Etant donné les crimes contre l’humanité qu’Israël perpètre de manière réitérée, tout ce qui reste à faire à l’Etat juif, c’est produire un bourrage de crânes purement rhétorique qui, en effet, devient de plus en plus fallacieux et inopérant. Aussi n’ai-je pas été autrement surpris de découvrir que Noam Shalit n’est pas simplement un père en souci, c’est aussi un polémiste postmoderniste pénétré. « La résistance : contre quoi ? Contre qui ? », feint de s’interroger le père Shalit, tentant de passer par pertes et profits, sans autre forme de procès, la cause palestinienne. Vous, les gens du Hamas, vous êtes en train de nous prendre « en otages de symboles qui appartiennent, dans le meilleur des cas, aux guerres d’hier, au monde d’hier, qui a depuis lors changé au point d’en être méconnaissable ! »

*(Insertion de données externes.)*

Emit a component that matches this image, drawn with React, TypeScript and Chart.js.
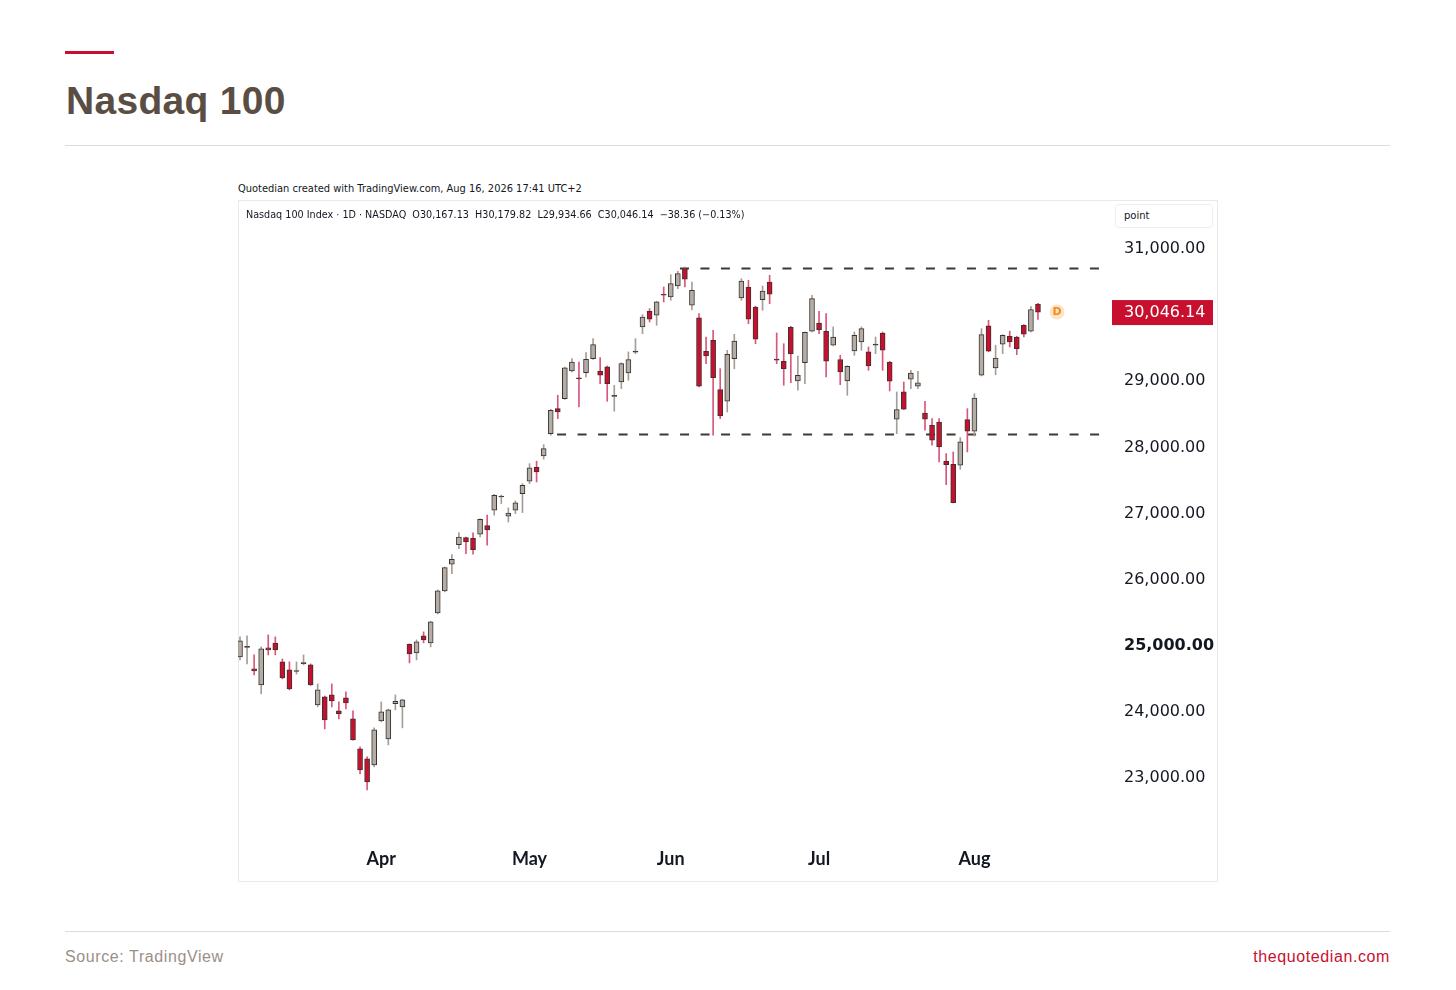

M. Shalit, j’aimerais que vous nous disiez qu’est-ce qui, au juste, a « changé au point d’être méconnaissable » (si ce n’est le paysage de Gaza ?). S’il vous plaît : éclairez notre lanterne, car, tout ce que nous sommes en mesure de voir, c’est que vous-même, vous continuez à vivre sur une terre palestinienne volée, et que vous faites de l’appel biblique au pillage une réalité contemporaine dévastatrice. Ce que nous voyons, c’est que vos fils et vos filles continuent à être impliqués dans des pratiques génocidaires assassines, comme ils n’ont jamais cessé de l’être depuis soixante ans.

M. Shalit, permettez-moi de vous donner un conseil : réveillez vous, le plus tôt sera le mieux ! Il n’y a strictement rien de changé, en réalité, tout au moins, du côté israélien. Le seul changement que je sois en mesure d’apercevoir, c’est le fait roboratif que vous et votre peuple, vous ne remportez plus de victoire militaire. Certes, vous vous arrangez toujours pour tuer des enfants, des femmes et des vieillards ; certes, vous avez trouvé le moyen de lâcher des armes non-conventionnelles sur des civils habitant la région la plus densément habitée de notre planète, néanmoins, vous n’avez pas remporté la guerre. Vos campagnes militaires n’apportent strictement rien, si ce n’est la mort et le carnage. Vos agissements génocidaires meurtriers n’ont abouti à rien, si ce n’est à démasquer, d’une part, ce qu’a toujours été le projet national juif et, d’autre part, ce dont l’Israélien est capable.

Votre puissance de dissuasion imaginaire fond comme neige au soleil tandis que j’écris ces mots, et les roquettes du Hamas continuent à pilonner le sud d’Israël. Reste que l’Etat juif s’est assuré d’une position éminente d’incarnation du mal.

Si un « changement au-delà du reconnaissable » peut être décelé, c’est bien le fait qu’après Gaza, nous savons tous qui vous êtes. Et dans quel camp vous vous situez !


Note :

[1] : Les Amalécites, l’Inquisition espagnole, les nazis, les Polonais, les communistes, les Arabes, le Hamas, le Venezuela, l’Iran et, depuis peu, la Turquie.